From: BKF on 5 May 2010 14:11 A user is sending a word document that was zipped via Outlook 2003 SP3. Some users complained of a corrupted file and cant open the file. Others have no problem opening and/or unzipping the file? Any ideas?? Thanks
From: Bob I on 5 May 2010 15:02 Have they saved the file outside of Outlook? BKF wrote: > A user is sending a word document that was zipped via Outlook 2003 SP3. > > Some users complained of a corrupted file and cant open the file. > > Others have no problem opening and/or unzipping the file? > > Any ideas?? Thanks
From: Brian Tillman [MVP-Outlook] on 5 May 2010 15:45 "BKF" <BKF(a)discussions.microsoft.com> wrote in message news:8A5FEE56-D285-4092-A345-23A1DBC6CE04(a)microsoft.com... >A user is sending a word document that was zipped via Outlook 2003 SP3. > > Some users complained of a corrupted file and cant open the file. > > Others have no problem opening and/or unzipping the file?

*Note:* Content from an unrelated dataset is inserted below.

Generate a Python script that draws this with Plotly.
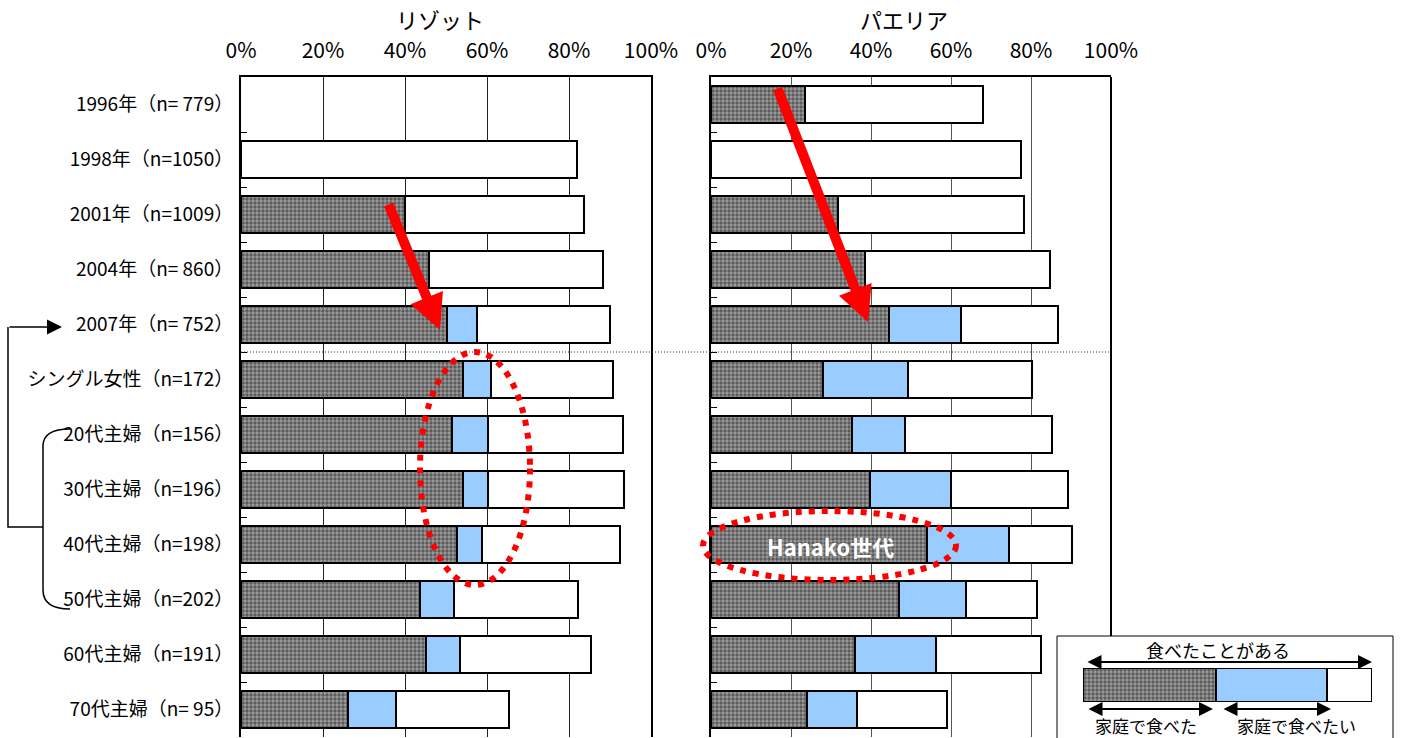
import plotly.graph_objects as go

W, H = 1403, 738

# ---------------- data ----------------
categories = ["1996年（n= 779）", "1998年（n=1050）", "2001年（n=1009）", "2004年（n= 860）",
              "2007年（n= 752）", "シングル女性（n=172）", "20代主婦（n=156）", "30代主婦（n=196）",
              "40代主婦（n=198）", "50代主婦（n=202）", "60代主婦（n=191）", "70代主婦（n= 95）"]

# リゾット (risotto)
risotto_home_ate = [None, None, 40.0, 45.9, 50.3, 54.1, 51.4, 54.1, 52.6, 43.7, 45.0, 26.2]
risotto_home_want = [None, None, None, None, 7.3, 6.9, 8.9, 6.1, 6.1, 8.3, 8.4, 11.6]
risotto_ever_ate = [None, 81.9, 83.7, 88.2, 90.0, 90.8, 93.1, 93.5, 92.4, 82.3, 85.4, 65.4]

# パエリア (paella)
paella_home_ate = [23.6, None, 31.8, 38.6, 44.5, 27.9, 35.2, 39.7, 53.9, 46.9, 36.0, 24.1]
paella_home_want = [None, None, None, None, 17.9, 21.4, 13.4, 20.4, 20.7, 16.8, 20.3, 12.5]
paella_ever_ate = [68.0, 77.6, 78.2, 84.8, 86.7, 80.2, 85.2, 89.3, 90.3, 81.5, 82.6, 58.9]

x_ticks = [0, 20, 40, 60, 80, 100]
x_ticklabels = ["0%", "20%", "40%", "60%", "80%", "100%"]

# legend sample bar
legend_sample = [46.0, 38.4, 15.6]


def remainder(total, ate, want):
    out = []
    for t, a, w in zip(total, ate, want):
        out.append(None if t is None else round(t - (a or 0) - (w or 0), 1))
    return out


# ---------------- styles ----------------
FONT = "Noto Sans CJK JP, sans-serif"
HATCH = dict(color="#9c9c9c", line=dict(color="black", width=2),
             pattern=dict(shape=".", fgcolor="#1a1a1a", bgcolor="#9c9c9c", size=4, solidity=0.55))
BLUE = dict(color="#99CCFF", line=dict(color="black", width=2))
WHITE = dict(color="white", line=dict(color="black", width=2))


def px(x):
    return x / W


def py(y):
    return 1 - y / H


fig = go.Figure()

for ate, want, total, xa, ya in [
    (risotto_home_ate, risotto_home_want, risotto_ever_ate, "x", "y"),
    (paella_home_ate, paella_home_want, paella_ever_ate, "x2", "y2"),
]:
    rest = remainder(total, ate, want)
    fig.add_trace(go.Bar(y=categories, x=ate, orientation="h", marker=HATCH,
                         xaxis=xa, yaxis=ya, showlegend=False, hoverinfo="skip"))
    fig.add_trace(go.Bar(y=categories, x=want, orientation="h", marker=BLUE,
                         xaxis=xa, yaxis=ya, showlegend=False, hoverinfo="skip"))
    fig.add_trace(go.Bar(y=categories, x=rest, orientation="h", marker=WHITE,
                         xaxis=xa, yaxis=ya, showlegend=False, hoverinfo="skip"))

# legend sample bar (its own little axis)
for val, mk in zip(legend_sample, [HATCH, BLUE, WHITE]):
    fig.add_trace(go.Bar(y=[0], x=[val], width=[1], orientation="h", marker=mk,
                         xaxis="x3", yaxis="y3", showlegend=False, hoverinfo="skip"))

ydom = [py(737), py(77)]
common_x = dict(range=[0, 100], side="top", tickvals=x_ticks, ticktext=x_ticklabels,
                showline=True, linecolor="black", linewidth=2, mirror=False,
                showgrid=True, gridwidth=1, ticks="", ticklabelstandoff=9, automargin=False,
                tickfont=dict(family=FONT, size=21, color="black"), zeroline=False, fixedrange=True)

fig.update_layout(
    width=W, height=H,
    margin=dict(l=0, r=0, t=0, b=0, autoexpand=False),
    paper_bgcolor="white", plot_bgcolor="rgba(0,0,0,0)",
    barmode="stack", bargap=0.345,
    xaxis=dict(domain=[px(241), px(651)], anchor="y", gridcolor="#222222", **common_x),
    xaxis2=dict(domain=[px(711), px(1111)], anchor="y2", gridcolor="#555555", **common_x),
    yaxis=dict(domain=ydom, anchor="x", autorange="reversed", type="category",
               showline=True, linecolor="black", linewidth=2, mirror=True, automargin=False,
               ticks="inside", tickson="boundaries", ticklen=6, tickcolor="black",
               ticklabelstandoff=2, tickfont=dict(family=FONT, size=19, color="black"),
               showgrid=False, fixedrange=True),
    yaxis2=dict(domain=ydom, anchor="x2", autorange="reversed", type="category",
                showline=True, linecolor="black", linewidth=2, mirror=False, automargin=False,
                ticks="inside", tickson="boundaries", ticklen=6, tickcolor="black",
                showticklabels=False, showgrid=False, fixedrange=True),
    xaxis3=dict(domain=[px(1083), px(1372)], anchor="y3", range=[0, 100], visible=False,
                automargin=False, fixedrange=True),
    yaxis3=dict(domain=[py(702), py(668)], anchor="x3", range=[-0.5, 0.5], visible=False,
                automargin=False, fixedrange=True),
    font=dict(family=FONT, color="black"),
)

shapes = []
# right border of paella panel stops at the legend box
shapes.append(dict(type="line", xref="paper", yref="paper", x0=px(1111), x1=px(1111),
                   y0=py(77), y1=py(636), line=dict(color="black", width=2)))
# dotted separator between years and segments
shapes.append(dict(type="line", xref="paper", yref="paper", x0=px(241), x1=px(1111),
                   y0=py(352), y1=py(352), line=dict(color="#333333", width=1, dash="1px,2px"),
                   layer="above"))
# legend box
shapes.append(dict(type="rect", xref="paper", yref="paper", x0=px(1057), x1=px(1393),
                   y0=py(745), y1=py(636), line=dict(color="black", width=1),
                   fillcolor="white", layer="below"))
# red dotted ellipses
shapes.append(dict(type="circle", xref="paper", yref="paper", x0=px(420), x1=px(530),
                   y0=py(585), y1=py(352), line=dict(color="#ff0000", width=6, dash="6px,7px"),
                   layer="above"))
shapes.append(dict(type="circle", xref="paper", yref="paper", x0=px(703), x1=px(956),
                   y0=py(580), y1=py(511), line=dict(color="#ff0000", width=6, dash="6px,7px"),
                   layer="above"))


def P(x, y):
    return f"{px(x):.5f},{py(y):.5f}"


# bracket connecting 20-50代 to 2007
shapes.append(dict(type="path", xref="paper", yref="paper",
                   path=f"M{P(8,327)} L{P(8,527)} L{P(43,527)}",
                   line=dict(color="black", width=1.5)))
shapes.append(dict(type="path", xref="paper", yref="paper",
                   path=f"M{P(70,429)} Q{P(43,429)} {P(43,446)} L{P(43,590)} Q{P(43,609)} {P(70,609)}",
                   line=dict(color="black", width=1.5)))
fig.update_layout(shapes=shapes)


def label(text, x, y, size, color="black", family=FONT):
    return dict(text=text, x=px(x), y=py(y), xref="paper", yref="paper",
                xanchor="center", yanchor="middle", showarrow=False, borderpad=0,
                font=dict(family=family, size=size, color=color))


def arrow(x_tip, y_tip, x_tail, y_tail, **kw):
    d = dict(text="", x=px(x_tip), y=py(y_tip), xref="paper", yref="paper",
             ax=x_tail - x_tip, ay=y_tail - y_tip, showarrow=True)
    d.update(kw)
    return d


ann = []
ann.append(label("リゾット", 440, 19, 22))
ann.append(label("パエリア", 904, 19, 22))
# red arrows
ann.append(arrow(440, 330, 388, 203, arrowhead=2, arrowsize=0.7, arrowwidth=10, arrowcolor="#ff0000"))
ann.append(arrow(868, 322, 777, 87, arrowhead=2, arrowsize=0.7, arrowwidth=10, arrowcolor="#ff0000"))
# bracket arrow to 2007
ann.append(arrow(62, 327, 8, 327, arrowhead=2, arrowsize=2, arrowwidth=1.5, arrowcolor="black"))
# Hanako label
ann.append(label("<b>Hanako世代</b>", 830, 546, 22, color="white"))
# legend texts and arrows
ann.append(label("食べたことがある", 1218, 650, 18))
ann.append(label("家庭で食べた", 1146, 725, 17))
ann.append(label("家庭で食べたい", 1296, 725, 17))
for x0, x1, yy in [(1086, 1372, 662), (1087, 1213, 709), (1222, 1331, 709)]:
    ann.append(arrow(x1, yy, x0, yy, arrowhead=2, arrowsize=1.4, startarrowhead=2,
                     startarrowsize=1.4, arrowside="end+start", arrowwidth=2, arrowcolor="black"))
fig.update_layout(annotations=ann)

fig.write_html("out.html")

Clearly, then, the problem is on the recipient's side and not the sender's. -- Brian Tillman [MVP-Outlook]
From: VanguardLH on 5 May 2010 20:22 BKF wrote: > A user is sending a word document that was zipped via Outlook 2003 SP3. > > Some users complained of a corrupted file and cant open the file. > > Others have no problem opening and/or unzipping the file? > > Any ideas?? Thanks Outlook doesn't "zip" any attachments. That is a function of some 3rd party add-on that you installed for the sender's instance of Outlook. BxAutoZip is one example of such an add-on. Have the sender uninstall that add-on, zip the file on the hard disk BEFORE attaching it, and then attach the .zip file to their outbound e-mail. If that works then the problem is with structure generated by whatever add-on was used before for compressing the attachment. Some recipients may be using de-archiving utilities that are more forgiving or corrupted structure (usually the header) in the compressed file. More likely the problem in opening the .zip file by the recipients is on the recipient's end (since some recipients can use the attachment okay). However, as for doing the original archiving into a compression file, that isn't a function of Outlook but of whatever add-on was installed for that function. Rather than wasting time for all the recipients to troubleshoot their hosts, have the sender stop using whatever add-on they installed in Outlook to do the archiving and do it on the hard disk first and then attach the .zip file.